Monday, October 13, 2008

The 20th good thing about Northern Nigeria: The Katsina Durbar Festival!

The Durbar Festivals in Kano and Katsina are some of the most spectacular displays in Nigeria. "The Durbar festival dates back hundreds of years to the time when the Emirate (state) in the north used horses in warfare. During this period, each town, district, and nobility household was expected to contribute a regiment to the defense of the Emirate. Once or twice a year, the Emirate military chiefs invited the var­ious regiments for a Durbar (military parade) for the Emir and his chiefs. During the parade, regiments would showcase their horsemanship, their preparedness for war, and their loyalty to the Emirate. Today, Durbar has become a festival celebrated in honor of vis­iting Heads of State and at the culmination of the two great Muslim festivals, Id-el Fitri (commemorating the end of the holy month of Ramadan) and Ide-el Kabir (commemorating Prophet Ibrahim sacrificing a ram instead of his son)."

I'm just sorry I just had a regular digital camera -- it didn't have a big zoom lens and the video I could take from that distance was very limited. The pictures really don't do justice to the resplendence of the whole thing.

After the way was cleared for the parade, the procession began.
Some groups just walked in, others rode on horseback.

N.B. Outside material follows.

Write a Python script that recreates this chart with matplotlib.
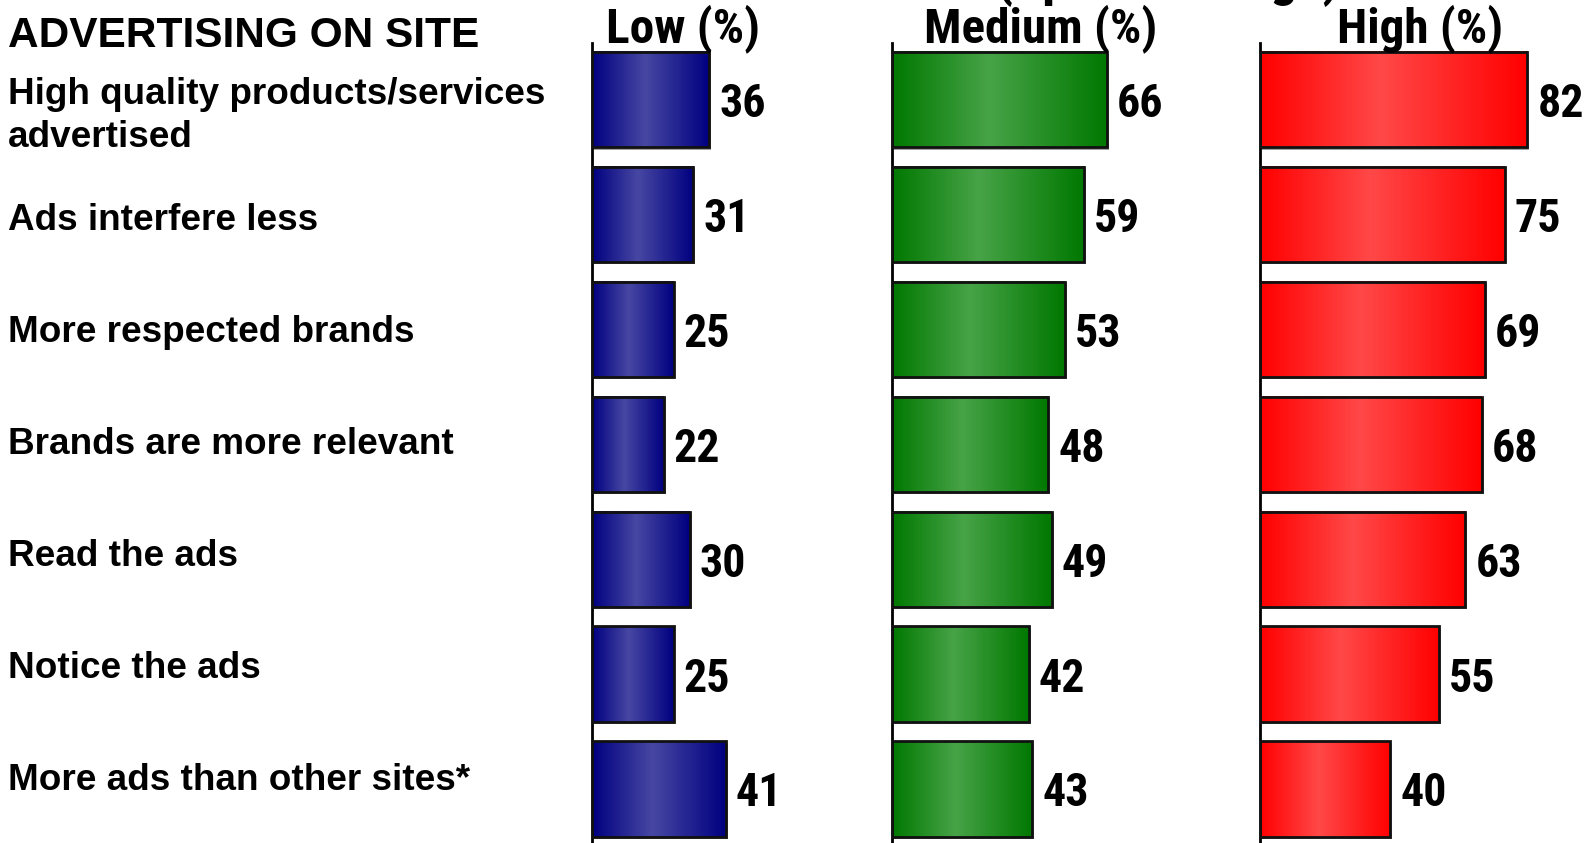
import numpy as np
import matplotlib.pyplot as plt
from matplotlib import font_manager
from matplotlib.colors import LinearSegmentedColormap
from matplotlib.patches import Rectangle

items = [
    "High quality products/services\nadvertised",
    "Ads interfere less",
    "More respected brands",
    "Brands are more relevant",
    "Read the ads",
    "Notice the ads",
    "More ads than other sites*",
]
low = [36, 31, 25, 22, 30, 25, 41]
medium = [66, 59, 53, 48, 49, 42, 43]
high = [82, 75, 69, 68, 63, 55, 40]
groups = ["Low (%)", "Medium (%)", "High (%)"]
heading = "ADVERTISING ON SITE"
subtitle = "(Split on Usage)"

# condensed face for the numbers and column heads, if one is installed
names = {f.name for f in font_manager.fontManager.ttflist}
narrow, num_size, head_size = "Liberation Sans", 29, 30
for cand in ["Liberation Sans Narrow", "Arial Narrow", "Roboto Condensed"]:
    if cand in names:
        narrow, num_size, head_size = cand, 33, 35.5
        break

W, H = 1585, 843
fig = plt.figure(figsize=(W / 100, H / 100), dpi=100)

PX = 3.26        # pixels per percentage point
PITCH = 114.9    # pixels between bar centres
FIRST = 99.6     # first bar centre, px from top
TOP, BOT = 43, 843


def add_panel(x0, width, values, edge, mid, title, title_x):
    ax = fig.add_axes([x0 / W, 1 - BOT / H, width / W, (BOT - TOP) / H])
    cmap = LinearSegmentedColormap.from_list("g", [(0, edge), (0.45, mid), (1, edge)])
    grad = np.linspace(0, 1, 256)[None, :]
    for i, v in enumerate(values):
        y0, y1 = i - 0.415, i + 0.415
        ax.add_patch(Rectangle((0.6, y0 + 0.02), v, 0.83, facecolor="#a0a0a0",
                               edgecolor="none", zorder=1))
        ax.imshow(grad, extent=(0, v, y1, y0), cmap=cmap, aspect="auto",
                  interpolation="bilinear", zorder=2)
        ax.add_patch(Rectangle((0, y0), v, 0.83, facecolor="none",
                               edgecolor="#111111", linewidth=2, zorder=3))
        ax.text(v + 10 / PX, i, str(v), ha="left", va="center_baseline",
                fontsize=num_size, fontweight="bold", family=narrow)
    ax.set_xlim(0, width / PX)
    ax.set_ylim((BOT - FIRST) / PITCH, -(FIRST - TOP) / PITCH)
    for s in ["top", "right", "bottom"]:
        ax.spines[s].set_visible(False)
    ax.spines["left"].set_linewidth(2)
    ax.set_xticks([])
    ax.set_yticks([])
    ax.patch.set_alpha(0)
    fig.text(title_x / W, 1 - 42.5 / H, title, ha="center", va="baseline",
             fontsize=head_size, fontweight="bold", family=narrow)


add_panel(592, 290, low, "#000080", "#4747a3", groups[0], 683)
add_panel(892, 360, medium, "#007800", "#47a347", groups[1], 1041)
add_panel(1260, 325, high, "#ff0000", "#ff4848", groups[2], 1420)

fig.text(1168 / W, 1 + 5 / H, subtitle, ha="center", va="baseline",
         fontsize=head_size + 3, fontweight="bold", family=narrow)

fig.text(8 / W, 1 - 47 / H, heading, ha="left", va="baseline",
         fontsize=30.5, fontweight="bold", family="Liberation Sans")
for i, label in enumerate(items):
    y = 221 + 112 * (i - 1)
    if "\n" in label:
        y = 116
    fig.text(8 / W, 1 - y / H, label, ha="left", va="center", linespacing=1.3,
             fontsize=26.6, fontweight="bold", family="Liberation Sans")

fig.savefig("out.png", dpi=100, facecolor="white")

One made his grand entrance on stilts. Many entourages had a sign in front announcing where they were from.

There were acrobats...

and a lot of music and dancing.

After the groups processed through the crowd, they entered the large public square in front of the palace and took their positions.

We had a great viewpoint in the raised viewing stand, but the crowd below had to improvise to get a view. Those with motorbikes stood on the seat.
And some boys climbed the tree to get a better look at the action.The parade went on for almost two hours.

When most the groups had entered the square, they cleared a path down the center for the Emir and his regiment to enter.

They had more musicians leading the way.

Before the Emir made his way in, the square was full of celebrants.

The Emir came last in the procession, under an umbrella which was constantly in motion, surrounded by men on camels and men waving fans.

While a path was cleared in the center, many regiments raced toward the Emir, raising their swords to salute him.

The Emir addressed his subjects in a speech that was unintelligible to us, even if we could understand the language he was speaking (probably Hausa, but I'm not sure.) But the crowd below seemed to hang on every word.

And then, after the Emir and his entourage left and other groups began to disperse, there was what seemed to me to be the height of stupidity -- a crowd gathered around this car that was speeding around in circles. When I looked closer with our binoculars, I saw that there was no driver inside -- it was controlled remotely. Paulette said this strange addition to the show was a regular part of the festival. The car was circling so close to the crowd, and at such a speed, I was fully expecting to see it careen straight into them. It was a bizarre end to a spectacular show.